** BEGIN **

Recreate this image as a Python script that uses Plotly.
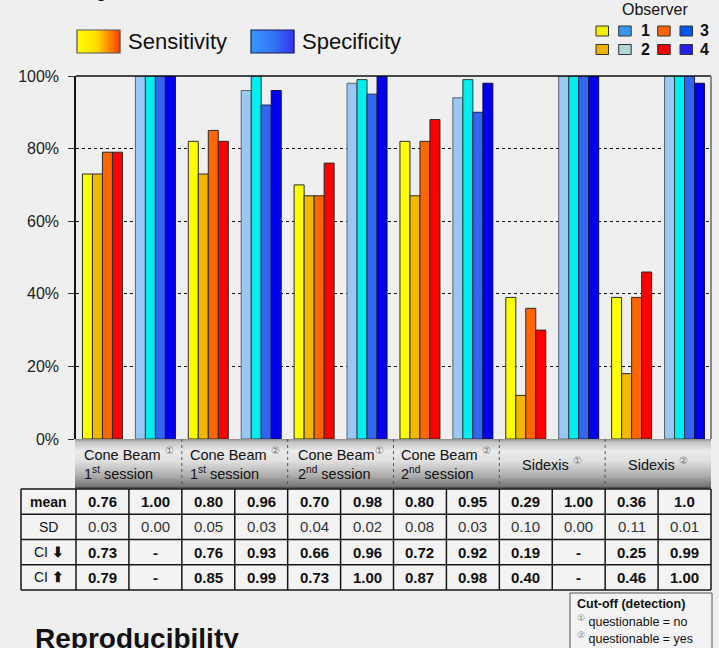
import plotly.graph_objects as go

# ---------------- data ----------------
group_line1 = [
    "Cone Beam <sup><span style='color:#777'>①</span></sup>",
    "Cone Beam <sup><span style='color:#777'>②</span></sup>",
    "Cone Beam<sup><span style='color:#777'>①</span></sup>",
    "Cone Beam <sup><span style='color:#777'>②</span></sup>",
    "Sidexis <sup><span style='color:#777'>①</span></sup>",
    "Sidexis <sup><span style='color:#777'>②</span></sup>",
]
group_line2 = [
    "1<sup>st</sup> session",
    "1<sup>st</sup> session",
    "2<sup>nd</sup> session",
    "2<sup>nd</sup> session",
    "",
    "",
]
observers = ["1", "2", "3", "4"]
sensitivity = {
    "1": [73, 82, 70, 82, 39, 39],
    "2": [73, 73, 67, 67, 12, 18],
    "3": [79, 85, 67, 82, 36, 39],
    "4": [79, 82, 76, 88, 30, 46],
}
specificity = {
    "1": [100, 96, 98, 94, 100, 100],
    "2": [100, 100, 99, 99, 100, 100],
    "3": [100, 92, 95, 90, 100, 100],
    "4": [100, 96, 100, 98, 100, 98],
}
row_labels = ["<b>mean</b>", "SD", "CI <b>⬇</b>", "CI <b>⬆</b>"]
mean_row = ["0.76", "1.00", "0.80", "0.96", "0.70", "0.98", "0.80", "0.95", "0.29", "1.00", "0.36", "1.0"]
sd_row = ["0.03", "0.00", "0.05", "0.03", "0.04", "0.02", "0.08", "0.03", "0.10", "0.00", "0.11", "0.01"]
ci_low_row = ["0.73", "-", "0.76", "0.93", "0.66", "0.96", "0.72", "0.92", "0.19", "-", "0.25", "0.99"]
ci_high_row = ["0.79", "-", "0.85", "0.99", "0.73", "1.00", "0.87", "0.98", "0.40", "-", "0.46", "1.00"]
y_ticks = [0, 20, 40, 60, 80, 100]
y_tick_labels = ["0%", "20%", "40%", "60%", "80%", "100%"]

# ---------------- styling ----------------
sens_colors = {"1": "#ffff00", "2": "#f2b800", "3": "#ff6600", "4": "#ff0000"}
spec_colors = {"1": "#99c8f2", "2": "#00eeee", "3": "#3366ee", "4": "#0000ee"}
sens_edge = "#2a2a2a"
spec_edge = {"1": "#5a6470", "2": "#1f3f3f", "3": "#1a2a55", "4": "#101040"}
FONT = "Arial, Liberation Sans, sans-serif"
BG = "#efefef"

W, H = 719, 648
L, R, T, B = 76, 8, 76, 209
PW, PH = W - L - R, H - T - B


def px(x):
    return (x - L) / PW


def py(y):
    return (H - B - y) / PH


def hex2rgb(h):
    h = h.lstrip("#")
    return tuple(int(h[i:i + 2], 16) for i in (0, 2, 4))


def interp(stops, t):
    for (t0, c0), (t1, c1) in zip(stops[:-1], stops[1:]):
        if t0 <= t <= t1:
            f = 0 if t1 == t0 else (t - t0) / (t1 - t0)
            a, b = hex2rgb(c0), hex2rgb(c1)
            return "rgb(%d,%d,%d)" % tuple(round(a[i] + (b[i] - a[i]) * f) for i in range(3))
    return stops[-1][1]


fig = go.Figure()

n_groups = len(group_line1)
slots = list(range(2 * n_groups))
for o in observers:
    vals, cols, edges = [], [], []
    for g in range(n_groups):
        vals += [sensitivity[o][g], specificity[o][g]]
        cols += [sens_colors[o], spec_colors[o]]
        edges += [sens_edge, spec_edge[o]]
    fig.add_bar(
        x=slots, y=vals, name="Observer " + o, showlegend=False,
        marker=dict(color=cols, line=dict(color=edges, width=1)),
    )

shapes = []
annotations = []


def rect(x0, y0, x1, y1, fill, line=None, lw=0):
    shapes.append(dict(type="rect", xref="paper", yref="paper",
                       x0=px(x0), x1=px(x1), y0=py(y1), y1=py(y0),
                       fillcolor=fill, line=dict(color=line or fill, width=lw), layer="above"))


def hline(x0, x1, y, color, w, dash="solid"):
    shapes.append(dict(type="line", xref="paper", yref="paper",
                       x0=px(x0), x1=px(x1), y0=py(y), y1=py(y),
                       line=dict(color=color, width=w, dash=dash), layer="above"))


def vline(x, y0, y1, color, w, dash="solid"):
    shapes.append(dict(type="line", xref="paper", yref="paper",
                       x0=px(x), x1=px(x), y0=py(y0), y1=py(y1),
                       line=dict(color=color, width=w, dash=dash), layer="above"))


def text(t, x, y, size, color="#111", xanchor="center", align="center", family=FONT):
    annotations.append(dict(text=t, xref="paper", yref="paper", x=px(x), y=py(y),
                            xanchor=xanchor, yanchor="middle", align=align, showarrow=False,
                            font=dict(family=family, size=size, color=color)))


# frame lines of the plot area
hline(L, W - R, T, "#111", 1.5)
vline(W - R, T, H - B, "#8a8a8a", 2)

# grey cylinder band holding the category labels
band_top, band_bot = H - B, 488
band_stops = [(0, "#8a8a8a"), (0.06, "#c2c2c2"), (0.25, "#ebebeb"), (0.45, "#e0e0e0"),
              (0.75, "#adadad"), (1, "#6c6c6c")]
nb = band_bot - band_top
for i in range(nb):
    rect(L - 1, band_top + i, W - R, band_top + i + 1.2, interp(band_stops, (i + 0.5) / nb))
hline(L - 1, W - R, band_bot, "#333", 1)
slot_w = PW / (2 * n_groups)
for g in range(1, n_groups):
    vline(L + 2 * g * slot_w, band_top, band_bot, "#555", 1, "dot")
for g in range(n_groups):
    cx = L + (2 * g + 1) * slot_w
    if group_line2[g]:
        txt = group_line1[g] + "<br>" + group_line2[g]
    else:
        txt = group_line1[g]
    annotations.append(dict(text=txt, xref="paper", yref="paper", x=px(cx), y=py(464),
                            xanchor="center", yanchor="middle", align="left", showarrow=False,
                            font=dict(family=FONT, size=14.5, color="#111")))

# statistics table
tab_left = 21
row_h = 25.25
tab_top = 489
rows = [mean_row, sd_row, ci_low_row, ci_high_row]
rect(tab_left, tab_top, W - R, tab_top + 4 * row_h, "#f3f3f3")
for r in range(5):
    hline(tab_left, W - R, tab_top + r * row_h, "#161616", 1.5)
vline(tab_left, tab_top, tab_top + 4 * row_h, "#161616", 1.5)
for k in range(2 * n_groups + 1):
    vline(L + k * slot_w, tab_top, tab_top + 4 * row_h, "#161616", 1.5)
for r, row in enumerate(rows):
    yc = tab_top + (r + 0.5) * row_h
    text(row_labels[r], (tab_left + L) / 2, yc, 14, "#111")
    for k, v in enumerate(row):
        if r == 1:
            text(v, L + (k + 0.5) * slot_w, yc, 15, "#333")
        else:
            text("<b>" + v + "</b>", L + (k + 0.5) * slot_w, yc, 15, "#111")

# Sensitivity / Specificity swatches
sens_stops = [(0, "#ffff00"), (0.45, "#ffdd00"), (0.8, "#ff7a00"), (1, "#ff3a00")]
spec_stops = [(0, "#3399ff"), (0.5, "#3377f8"), (1, "#3333ee")]
for x0, stops, edge in [(77, sens_stops, "#555"), (251, spec_stops, "#1a1a50")]:
    wbox = 43
    for i in range(wbox):
        rect(x0 + i, 30, x0 + i + 1.2, 53, interp(stops, (i + 0.5) / wbox))
    shapes.append(dict(type="rect", xref="paper", yref="paper",
                       x0=px(x0), x1=px(x0 + wbox), y0=py(53), y1=py(30),
                       line=dict(color=edge, width=1.2), layer="above"))
text("Sensitivity", 126, 42, 22, "#111", xanchor="left")
text("Specificity", 300, 42, 22, "#111", xanchor="left")

# Observer key
text("Observer", 655, 10, 16, "#111")
key = [
    (596, 26, "#f0f000"), (618.7, 26, "#3399ee"), (657.7, 26, "#ff6600"), (680, 26, "#0055ee"),
    (596, 44.5, "#f0b000"), (618.7, 44.5, "#b0d6d8"), (657.7, 44.5, "#ee0000"), (680, 44.5, "#2222ee"),
]
for x0, y0, c in key:
    rect(x0, y0, x0 + 12.5, y0 + 10, c, "#333", 1)
for num, x, y in [("1", 645, 31), ("3", 704.5, 31), ("2", 645, 49.5), ("4", 704.5, 49.5)]:
    text("<b>" + num + "</b>", x, y, 16, "#111")

# cut-off note
shapes.append(dict(type="rect", xref="paper", yref="paper",
                   x0=px(570), x1=px(712), y0=py(652), y1=py(593),
                   fillcolor="#f3f3f3", line=dict(color="#555", width=1), layer="above"))
text("<b>Cut-off (detection)</b>", 575, 604, 12.5, "#111", xanchor="left")
text("<sup><span style='color:#777'>①</span></sup> questionable = no", 575, 621, 12.5, "#111", xanchor="left")
text("<sup><span style='color:#777'>②</span></sup> questionable = yes", 575, 638, 12.5, "#111", xanchor="left")

# slide headings
text("<b>Study</b>", 33, -14, 28, "#111", xanchor="left")
text("<b>Reproducibility</b>", 33, 638.5, 28, "#111", xanchor="left")

fig.update_layout(
    width=W, height=H,
    margin=dict(l=L, r=R, t=T, b=B, pad=0),
    paper_bgcolor=BG, plot_bgcolor=BG,
    barmode="group", bargap=0.244, bargroupgap=0,
    shapes=shapes, annotations=annotations,
    font=dict(family=FONT, color="#222"),
)
fig.update_xaxes(range=[-0.5, 2 * n_groups - 0.5], showticklabels=False, showgrid=False,
                 zeroline=False, showline=False, ticks="")
fig.update_yaxes(range=[0, 100], tickmode="array", tickvals=y_ticks, ticktext=y_tick_labels,
                 showgrid=True, gridcolor="#111", griddash="dot", gridwidth=1,
                 zeroline=False, showline=True, linecolor="#111", linewidth=1.5,
                 ticks="outside", ticklen=6, tickcolor="#333", ticklabelstandoff=6,
                 tickfont=dict(family=FONT, size=16, color="#222"))

fig.write_html("out.html")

** END **

**GIVEN REQUEST**
From the opening line of the listing above through the line bearing "import plotly.graph_objects as go", repeat each line exactly. Drop every picture.

**FINAL RESULT**
Recreate this image as a Python script that uses Plotly.
import plotly.graph_objects as go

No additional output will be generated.